* Source data:
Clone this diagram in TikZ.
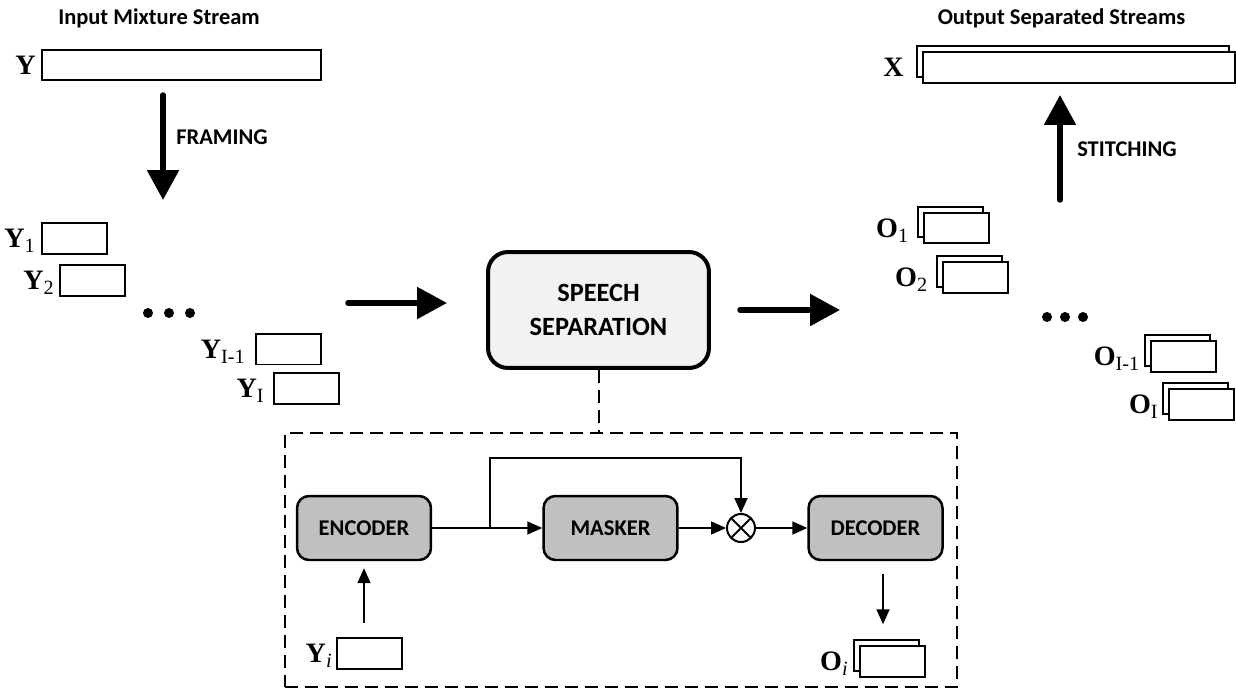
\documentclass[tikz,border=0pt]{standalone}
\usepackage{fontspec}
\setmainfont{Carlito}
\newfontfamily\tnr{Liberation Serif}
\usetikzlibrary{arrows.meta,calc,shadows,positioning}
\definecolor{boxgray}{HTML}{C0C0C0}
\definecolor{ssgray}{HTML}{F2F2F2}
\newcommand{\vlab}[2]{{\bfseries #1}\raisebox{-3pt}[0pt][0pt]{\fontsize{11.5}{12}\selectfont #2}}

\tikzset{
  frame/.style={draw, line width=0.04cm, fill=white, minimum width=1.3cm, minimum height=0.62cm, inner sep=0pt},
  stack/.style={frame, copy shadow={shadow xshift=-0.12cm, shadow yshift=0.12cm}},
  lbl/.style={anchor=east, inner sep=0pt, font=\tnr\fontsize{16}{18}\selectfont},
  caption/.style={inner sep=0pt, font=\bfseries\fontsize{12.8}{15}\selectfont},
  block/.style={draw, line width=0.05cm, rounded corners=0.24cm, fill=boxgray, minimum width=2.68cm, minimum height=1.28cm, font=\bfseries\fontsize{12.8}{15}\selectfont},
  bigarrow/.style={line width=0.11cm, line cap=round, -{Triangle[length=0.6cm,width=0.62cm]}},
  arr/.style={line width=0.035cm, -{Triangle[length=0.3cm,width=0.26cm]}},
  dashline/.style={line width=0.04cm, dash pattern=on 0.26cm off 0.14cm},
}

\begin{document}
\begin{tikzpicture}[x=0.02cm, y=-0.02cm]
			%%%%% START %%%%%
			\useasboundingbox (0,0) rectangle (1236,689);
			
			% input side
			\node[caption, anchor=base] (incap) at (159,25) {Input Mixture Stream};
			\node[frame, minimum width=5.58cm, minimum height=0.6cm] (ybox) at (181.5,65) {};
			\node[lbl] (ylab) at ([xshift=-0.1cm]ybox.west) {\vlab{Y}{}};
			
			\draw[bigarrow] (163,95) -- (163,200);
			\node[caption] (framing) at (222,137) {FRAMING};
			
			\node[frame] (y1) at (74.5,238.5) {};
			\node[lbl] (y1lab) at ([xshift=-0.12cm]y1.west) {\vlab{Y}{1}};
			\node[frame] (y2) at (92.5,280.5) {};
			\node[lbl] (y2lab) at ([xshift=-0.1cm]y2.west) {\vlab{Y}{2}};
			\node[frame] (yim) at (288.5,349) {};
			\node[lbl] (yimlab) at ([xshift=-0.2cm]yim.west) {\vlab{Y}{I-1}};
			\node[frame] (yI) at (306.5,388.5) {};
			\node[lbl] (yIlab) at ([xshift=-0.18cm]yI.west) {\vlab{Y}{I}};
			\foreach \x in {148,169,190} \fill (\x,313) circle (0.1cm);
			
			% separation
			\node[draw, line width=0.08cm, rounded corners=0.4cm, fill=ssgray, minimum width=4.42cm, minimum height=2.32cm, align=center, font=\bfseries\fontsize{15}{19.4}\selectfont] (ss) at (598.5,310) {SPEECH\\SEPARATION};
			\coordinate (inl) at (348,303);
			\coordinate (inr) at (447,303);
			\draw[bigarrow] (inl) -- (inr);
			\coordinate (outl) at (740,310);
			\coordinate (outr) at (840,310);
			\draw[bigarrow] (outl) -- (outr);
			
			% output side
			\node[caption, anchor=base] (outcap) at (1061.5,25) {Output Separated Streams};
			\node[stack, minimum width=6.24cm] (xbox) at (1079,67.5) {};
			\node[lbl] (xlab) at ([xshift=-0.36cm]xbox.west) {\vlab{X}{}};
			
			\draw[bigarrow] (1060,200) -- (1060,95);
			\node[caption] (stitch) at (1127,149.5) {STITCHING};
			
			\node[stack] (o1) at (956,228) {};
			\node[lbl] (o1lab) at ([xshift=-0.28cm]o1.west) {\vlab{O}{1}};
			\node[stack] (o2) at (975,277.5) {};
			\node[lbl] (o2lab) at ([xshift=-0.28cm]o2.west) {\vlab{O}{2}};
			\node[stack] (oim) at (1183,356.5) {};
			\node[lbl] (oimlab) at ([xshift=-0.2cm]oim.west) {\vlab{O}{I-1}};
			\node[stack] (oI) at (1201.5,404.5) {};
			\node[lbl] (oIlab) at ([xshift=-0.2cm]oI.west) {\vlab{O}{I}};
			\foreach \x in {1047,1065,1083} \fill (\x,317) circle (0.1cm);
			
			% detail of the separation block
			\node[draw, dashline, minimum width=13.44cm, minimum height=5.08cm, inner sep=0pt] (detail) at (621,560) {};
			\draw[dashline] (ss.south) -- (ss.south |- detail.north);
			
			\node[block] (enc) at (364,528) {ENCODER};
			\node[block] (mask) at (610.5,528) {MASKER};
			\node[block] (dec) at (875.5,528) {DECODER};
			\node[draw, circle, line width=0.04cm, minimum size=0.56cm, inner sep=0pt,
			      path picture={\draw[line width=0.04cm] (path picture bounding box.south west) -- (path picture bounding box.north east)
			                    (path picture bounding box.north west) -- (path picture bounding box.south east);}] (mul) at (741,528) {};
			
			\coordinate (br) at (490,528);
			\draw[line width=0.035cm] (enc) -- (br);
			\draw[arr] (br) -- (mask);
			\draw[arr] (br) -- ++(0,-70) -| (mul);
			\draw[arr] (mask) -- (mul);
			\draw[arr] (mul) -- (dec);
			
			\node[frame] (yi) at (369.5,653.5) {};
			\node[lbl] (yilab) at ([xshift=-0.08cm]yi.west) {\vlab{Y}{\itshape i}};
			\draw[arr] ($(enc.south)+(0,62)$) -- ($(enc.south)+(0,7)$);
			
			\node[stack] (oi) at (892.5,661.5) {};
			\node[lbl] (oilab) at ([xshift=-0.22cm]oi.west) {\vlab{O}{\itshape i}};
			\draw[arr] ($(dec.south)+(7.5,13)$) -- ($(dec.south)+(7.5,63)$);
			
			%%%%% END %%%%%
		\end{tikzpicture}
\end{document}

* Given instruction: Copy the material exactly. Do not include the pictures.

* Task answer:
Clone this diagram in TikZ.
\documentclass[tikz,border=0pt]{standalone}
\usepackage{fontspec}
\setmainfont{Carlito}
\newfontfamily\tnr{Liberation Serif}
\usetikzlibrary{arrows.meta,calc,shadows,positioning}
\definecolor{boxgray}{HTML}{C0C0C0}
\definecolor{ssgray}{HTML}{F2F2F2}
\newcommand{\vlab}[2]{{\bfseries #1}\raisebox{-3pt}[0pt][0pt]{\fontsize{11.5}{12}\selectfont #2}}

\tikzset{
  frame/.style={draw, line width=0.04cm, fill=white, minimum width=1.3cm, minimum height=0.62cm, inner sep=0pt},
  stack/.style={frame, copy shadow={shadow xshift=-0.12cm, shadow yshift=0.12cm}},
  lbl/.style={anchor=east, inner sep=0pt, font=\tnr\fontsize{16}{18}\selectfont},
  caption/.style={inner sep=0pt, font=\bfseries\fontsize{12.8}{15}\selectfont},
  block/.style={draw, line width=0.05cm, rounded corners=0.24cm, fill=boxgray, minimum width=2.68cm, minimum height=1.28cm, font=\bfseries\fontsize{12.8}{15}\selectfont},
  bigarrow/.style={line width=0.11cm, line cap=round, -{Triangle[length=0.6cm,width=0.62cm]}},
  arr/.style={line width=0.035cm, -{Triangle[length=0.3cm,width=0.26cm]}},
  dashline/.style={line width=0.04cm, dash pattern=on 0.26cm off 0.14cm},
}

\begin{document}
\begin{tikzpicture}[x=0.02cm, y=-0.02cm]
			%%%%% START %%%%%
			\useasboundingbox (0,0) rectangle (1236,689);
			
			% input side
			\node[caption, anchor=base] (incap) at (159,25) {Input Mixture Stream};
			\node[frame, minimum width=5.58cm, minimum height=0.6cm] (ybox) at (181.5,65) {};
			\node[lbl] (ylab) at ([xshift=-0.1cm]ybox.west) {\vlab{Y}{}};
			
			\draw[bigarrow] (163,95) -- (163,200);
			\node[caption] (framing) at (222,137) {FRAMING};
			
			\node[frame] (y1) at (74.5,238.5) {};
			\node[lbl] (y1lab) at ([xshift=-0.12cm]y1.west) {\vlab{Y}{1}};
			\node[frame] (y2) at (92.5,280.5) {};
			\node[lbl] (y2lab) at ([xshift=-0.1cm]y2.west) {\vlab{Y}{2}};
			\node[frame] (yim) at (288.5,349) {};
			\node[lbl] (yimlab) at ([xshift=-0.2cm]yim.west) {\vlab{Y}{I-1}};
			\node[frame] (yI) at (306.5,388.5) {};
			\node[lbl] (yIlab) at ([xshift=-0.18cm]yI.west) {\vlab{Y}{I}};
			\foreach \x in {148,169,190} \fill (\x,313) circle (0.1cm);
			
			% separation
			\node[draw, line width=0.08cm, rounded corners=0.4cm, fill=ssgray, minimum width=4.42cm, minimum height=2.32cm, align=center, font=\bfseries\fontsize{15}{19.4}\selectfont] (ss) at (598.5,310) {SPEECH\\SEPARATION};
			\coordinate (inl) at (348,303);
			\coordinate (inr) at (447,303);
			\draw[bigarrow] (inl) -- (inr);
			\coordinate (outl) at (740,310);
			\coordinate (outr) at (840,310);
			\draw[bigarrow] (outl) -- (outr);
			
			% output side
			\node[caption, anchor=base] (outcap) at (1061.5,25) {Output Separated Streams};
			\node[stack, minimum width=6.24cm] (xbox) at (1079,67.5) {};
			\node[lbl] (xlab) at ([xshift=-0.36cm]xbox.west) {\vlab{X}{}};
			
			\draw[bigarrow] (1060,200) -- (1060,95);
			\node[caption] (stitch) at (1127,149.5) {STITCHING};
			
			\node[stack] (o1) at (956,228) {};
			\node[lbl] (o1lab) at ([xshift=-0.28cm]o1.west) {\vlab{O}{1}};
			\node[stack] (o2) at (975,277.5) {};
			\node[lbl] (o2lab) at ([xshift=-0.28cm]o2.west) {\vlab{O}{2}};
			\node[stack] (oim) at (1183,356.5) {};
			\node[lbl] (oimlab) at ([xshift=-0.2cm]oim.west) {\vlab{O}{I-1}};
			\node[stack] (oI) at (1201.5,404.5) {};
			\node[lbl] (oIlab) at ([xshift=-0.2cm]oI.west) {\vlab{O}{I}};
			\foreach \x in {1047,1065,1083} \fill (\x,317) circle (0.1cm);
			
			% detail of the separation block
			\node[draw, dashline, minimum width=13.44cm, minimum height=5.08cm, inner sep=0pt] (detail) at (621,560) {};
			\draw[dashline] (ss.south) -- (ss.south |- detail.north);
			
			\node[block] (enc) at (364,528) {ENCODER};
			\node[block] (mask) at (610.5,528) {MASKER};
			\node[block] (dec) at (875.5,528) {DECODER};
			\node[draw, circle, line width=0.04cm, minimum size=0.56cm, inner sep=0pt,
			      path picture={\draw[line width=0.04cm] (path picture bounding box.south west) -- (path picture bounding box.north east)
			                    (path picture bounding box.north west) -- (path picture bounding box.south east);}] (mul) at (741,528) {};
			
			\coordinate (br) at (490,528);
			\draw[line width=0.035cm] (enc) -- (br);
			\draw[arr] (br) -- (mask);
			\draw[arr] (br) -- ++(0,-70) -| (mul);
			\draw[arr] (mask) -- (mul);
			\draw[arr] (mul) -- (dec);
			
			\node[frame] (yi) at (369.5,653.5) {};
			\node[lbl] (yilab) at ([xshift=-0.08cm]yi.west) {\vlab{Y}{\itshape i}};
			\draw[arr] ($(enc.south)+(0,62)$) -- ($(enc.south)+(0,7)$);
			
			\node[stack] (oi) at (892.5,661.5) {};
			\node[lbl] (oilab) at ([xshift=-0.22cm]oi.west) {\vlab{O}{\itshape i}};
			\draw[arr] ($(dec.south)+(7.5,13)$) -- ($(dec.south)+(7.5,63)$);
			
			%%%%% END %%%%%
		\end{tikzpicture}
\end{document}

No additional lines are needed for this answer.